* DATA SEGMENT
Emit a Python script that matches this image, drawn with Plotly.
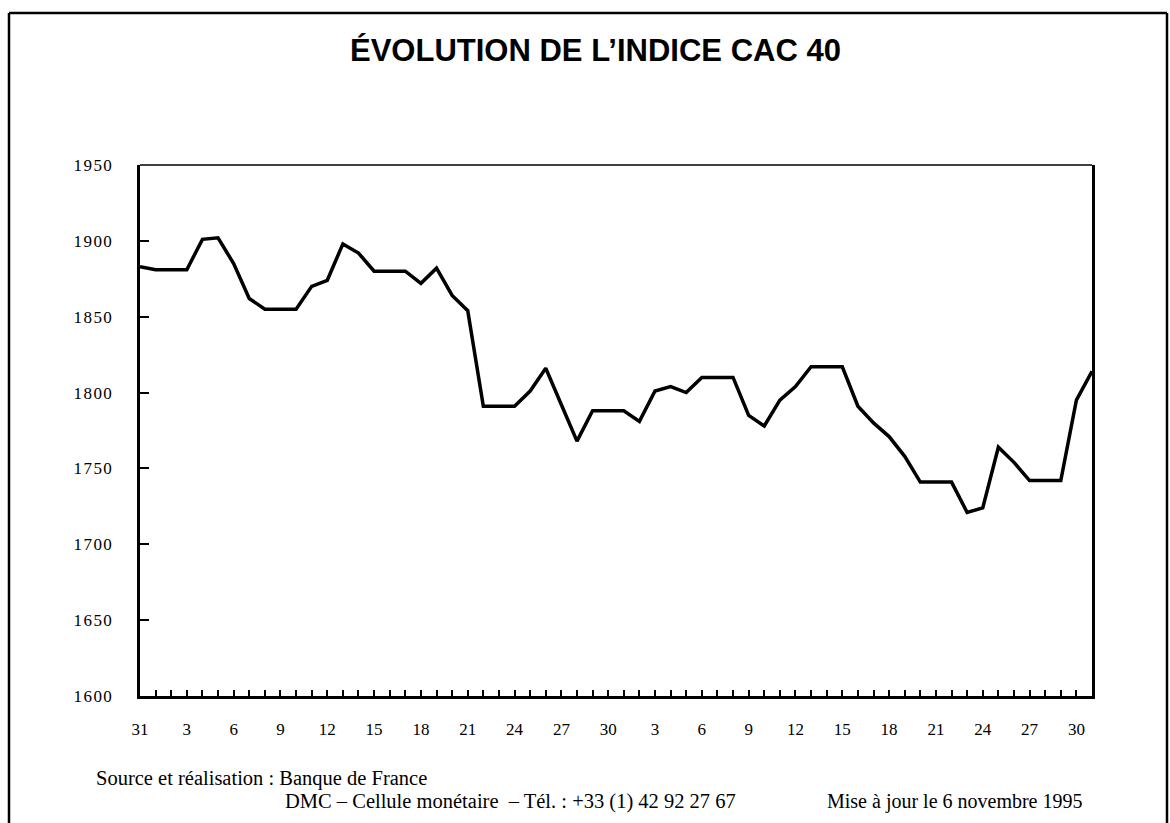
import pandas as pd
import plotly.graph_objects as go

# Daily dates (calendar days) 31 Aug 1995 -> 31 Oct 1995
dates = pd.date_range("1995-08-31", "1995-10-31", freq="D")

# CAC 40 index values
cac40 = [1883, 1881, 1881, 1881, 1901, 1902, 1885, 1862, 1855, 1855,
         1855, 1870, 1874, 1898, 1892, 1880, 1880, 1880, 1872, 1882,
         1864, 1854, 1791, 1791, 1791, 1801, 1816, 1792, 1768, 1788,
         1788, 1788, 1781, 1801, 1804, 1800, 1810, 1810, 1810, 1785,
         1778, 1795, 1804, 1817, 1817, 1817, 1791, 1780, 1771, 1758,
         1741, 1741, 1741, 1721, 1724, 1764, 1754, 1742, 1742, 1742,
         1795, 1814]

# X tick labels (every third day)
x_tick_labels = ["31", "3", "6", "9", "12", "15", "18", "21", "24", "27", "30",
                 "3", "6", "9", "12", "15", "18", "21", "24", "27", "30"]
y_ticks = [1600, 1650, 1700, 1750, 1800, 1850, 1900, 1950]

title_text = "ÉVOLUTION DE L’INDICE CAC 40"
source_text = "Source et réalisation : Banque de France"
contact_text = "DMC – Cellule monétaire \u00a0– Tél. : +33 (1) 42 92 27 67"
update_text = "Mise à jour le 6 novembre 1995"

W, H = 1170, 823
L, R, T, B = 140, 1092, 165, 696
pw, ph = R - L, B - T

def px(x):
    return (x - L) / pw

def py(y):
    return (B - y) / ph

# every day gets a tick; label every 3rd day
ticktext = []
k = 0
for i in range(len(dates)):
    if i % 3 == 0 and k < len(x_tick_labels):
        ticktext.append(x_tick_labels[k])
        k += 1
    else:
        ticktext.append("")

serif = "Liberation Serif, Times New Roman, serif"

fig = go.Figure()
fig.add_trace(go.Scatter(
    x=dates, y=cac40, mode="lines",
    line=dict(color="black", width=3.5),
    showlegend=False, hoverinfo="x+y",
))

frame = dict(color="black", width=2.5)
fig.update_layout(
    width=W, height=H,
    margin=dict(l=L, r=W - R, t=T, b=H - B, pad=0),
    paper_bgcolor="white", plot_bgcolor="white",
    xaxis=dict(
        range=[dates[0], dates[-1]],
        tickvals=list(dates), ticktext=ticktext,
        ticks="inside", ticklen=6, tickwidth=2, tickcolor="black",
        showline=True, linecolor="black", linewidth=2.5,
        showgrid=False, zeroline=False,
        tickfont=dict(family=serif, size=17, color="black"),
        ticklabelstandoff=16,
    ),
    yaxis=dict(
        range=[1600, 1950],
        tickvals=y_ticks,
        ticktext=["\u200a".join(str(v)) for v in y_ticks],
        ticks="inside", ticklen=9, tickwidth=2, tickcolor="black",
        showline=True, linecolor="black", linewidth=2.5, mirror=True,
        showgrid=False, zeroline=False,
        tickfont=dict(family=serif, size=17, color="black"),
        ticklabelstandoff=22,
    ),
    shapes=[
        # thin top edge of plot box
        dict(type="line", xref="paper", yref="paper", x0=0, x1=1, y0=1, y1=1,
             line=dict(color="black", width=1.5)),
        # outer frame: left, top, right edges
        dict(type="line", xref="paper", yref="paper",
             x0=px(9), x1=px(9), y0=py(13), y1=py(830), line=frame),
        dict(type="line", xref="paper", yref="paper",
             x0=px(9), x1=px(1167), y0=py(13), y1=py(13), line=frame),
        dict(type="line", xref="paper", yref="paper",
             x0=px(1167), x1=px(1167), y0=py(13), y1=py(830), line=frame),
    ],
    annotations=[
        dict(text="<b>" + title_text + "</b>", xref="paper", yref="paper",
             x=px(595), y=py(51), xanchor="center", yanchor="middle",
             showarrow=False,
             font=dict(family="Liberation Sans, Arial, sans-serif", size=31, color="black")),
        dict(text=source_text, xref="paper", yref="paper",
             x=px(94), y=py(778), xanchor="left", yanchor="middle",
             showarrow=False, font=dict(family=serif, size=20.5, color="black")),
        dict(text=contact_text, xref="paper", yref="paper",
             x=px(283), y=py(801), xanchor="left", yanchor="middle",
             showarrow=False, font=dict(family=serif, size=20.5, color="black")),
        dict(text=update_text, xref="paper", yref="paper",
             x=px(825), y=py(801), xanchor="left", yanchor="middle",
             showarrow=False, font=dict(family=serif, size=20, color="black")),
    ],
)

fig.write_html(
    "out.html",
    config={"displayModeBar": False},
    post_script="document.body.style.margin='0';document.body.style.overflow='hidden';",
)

* REQUIRED TASK
Every line above should be repeated exactly; pictures stay out of the copy.

* FINAL RESULT
Emit a Python script that matches this image, drawn with Plotly.
import pandas as pd
import plotly.graph_objects as go

# Daily dates (calendar days) 31 Aug 1995 -> 31 Oct 1995
dates = pd.date_range("1995-08-31", "1995-10-31", freq="D")

# CAC 40 index values
cac40 = [1883, 1881, 1881, 1881, 1901, 1902, 1885, 1862, 1855, 1855,
         1855, 1870, 1874, 1898, 1892, 1880, 1880, 1880, 1872, 1882,
         1864, 1854, 1791, 1791, 1791, 1801, 1816, 1792, 1768, 1788,
         1788, 1788, 1781, 1801, 1804, 1800, 1810, 1810, 1810, 1785,
         1778, 1795, 1804, 1817, 1817, 1817, 1791, 1780, 1771, 1758,
         1741, 1741, 1741, 1721, 1724, 1764, 1754, 1742, 1742, 1742,
         1795, 1814]

# X tick labels (every third day)
x_tick_labels = ["31", "3", "6", "9", "12", "15", "18", "21", "24", "27", "30",
                 "3", "6", "9", "12", "15", "18", "21", "24", "27", "30"]
y_ticks = [1600, 1650, 1700, 1750, 1800, 1850, 1900, 1950]

title_text = "ÉVOLUTION DE L’INDICE CAC 40"
source_text = "Source et réalisation : Banque de France"
contact_text = "DMC – Cellule monétaire \u00a0– Tél. : +33 (1) 42 92 27 67"
update_text = "Mise à jour le 6 novembre 1995"

W, H = 1170, 823
L, R, T, B = 140, 1092, 165, 696
pw, ph = R - L, B - T

def px(x):
    return (x - L) / pw

def py(y):
    return (B - y) / ph

# every day gets a tick; label every 3rd day
ticktext = []
k = 0
for i in range(len(dates)):
    if i % 3 == 0 and k < len(x_tick_labels):
        ticktext.append(x_tick_labels[k])
        k += 1
    else:
        ticktext.append("")

serif = "Liberation Serif, Times New Roman, serif"

fig = go.Figure()
fig.add_trace(go.Scatter(
    x=dates, y=cac40, mode="lines",
    line=dict(color="black", width=3.5),
    showlegend=False, hoverinfo="x+y",
))

frame = dict(color="black", width=2.5)
fig.update_layout(
    width=W, height=H,
    margin=dict(l=L, r=W - R, t=T, b=H - B, pad=0),
    paper_bgcolor="white", plot_bgcolor="white",
    xaxis=dict(
        range=[dates[0], dates[-1]],
        tickvals=list(dates), ticktext=ticktext,
        ticks="inside", ticklen=6, tickwidth=2, tickcolor="black",
        showline=True, linecolor="black", linewidth=2.5,
        showgrid=False, zeroline=False,
        tickfont=dict(family=serif, size=17, color="black"),
        ticklabelstandoff=16,
    ),
    yaxis=dict(
        range=[1600, 1950],
        tickvals=y_ticks,
        ticktext=["\u200a".join(str(v)) for v in y_ticks],
        ticks="inside", ticklen=9, tickwidth=2, tickcolor="black",
        showline=True, linecolor="black", linewidth=2.5, mirror=True,
        showgrid=False, zeroline=False,
        tickfont=dict(family=serif, size=17, color="black"),
        ticklabelstandoff=22,
    ),
    shapes=[
        # thin top edge of plot box
        dict(type="line", xref="paper", yref="paper", x0=0, x1=1, y0=1, y1=1,
             line=dict(color="black", width=1.5)),
        # outer frame: left, top, right edges
        dict(type="line", xref="paper", yref="paper",
             x0=px(9), x1=px(9), y0=py(13), y1=py(830), line=frame),
        dict(type="line", xref="paper", yref="paper",
             x0=px(9), x1=px(1167), y0=py(13), y1=py(13), line=frame),
        dict(type="line", xref="paper", yref="paper",
             x0=px(1167), x1=px(1167), y0=py(13), y1=py(830), line=frame),
    ],
    annotations=[
        dict(text="<b>" + title_text + "</b>", xref="paper", yref="paper",
             x=px(595), y=py(51), xanchor="center", yanchor="middle",
             showarrow=False,
             font=dict(family="Liberation Sans, Arial, sans-serif", size=31, color="black")),
        dict(text=source_text, xref="paper", yref="paper",
             x=px(94), y=py(778), xanchor="left", yanchor="middle",
             showarrow=False, font=dict(family=serif, size=20.5, color="black")),
        dict(text=contact_text, xref="paper", yref="paper",
             x=px(283), y=py(801), xanchor="left", yanchor="middle",
             showarrow=False, font=dict(family=serif, size=20.5, color="black")),
        dict(text=update_text, xref="paper", yref="paper",
             x=px(825), y=py(801), xanchor="left", yanchor="middle",
             showarrow=False, font=dict(family=serif, size=20, color="black")),
    ],
)

fig.write_html(
    "out.html",
    config={"displayModeBar": False},
    post_script="document.body.style.margin='0';document.body.style.overflow='hidden';",
)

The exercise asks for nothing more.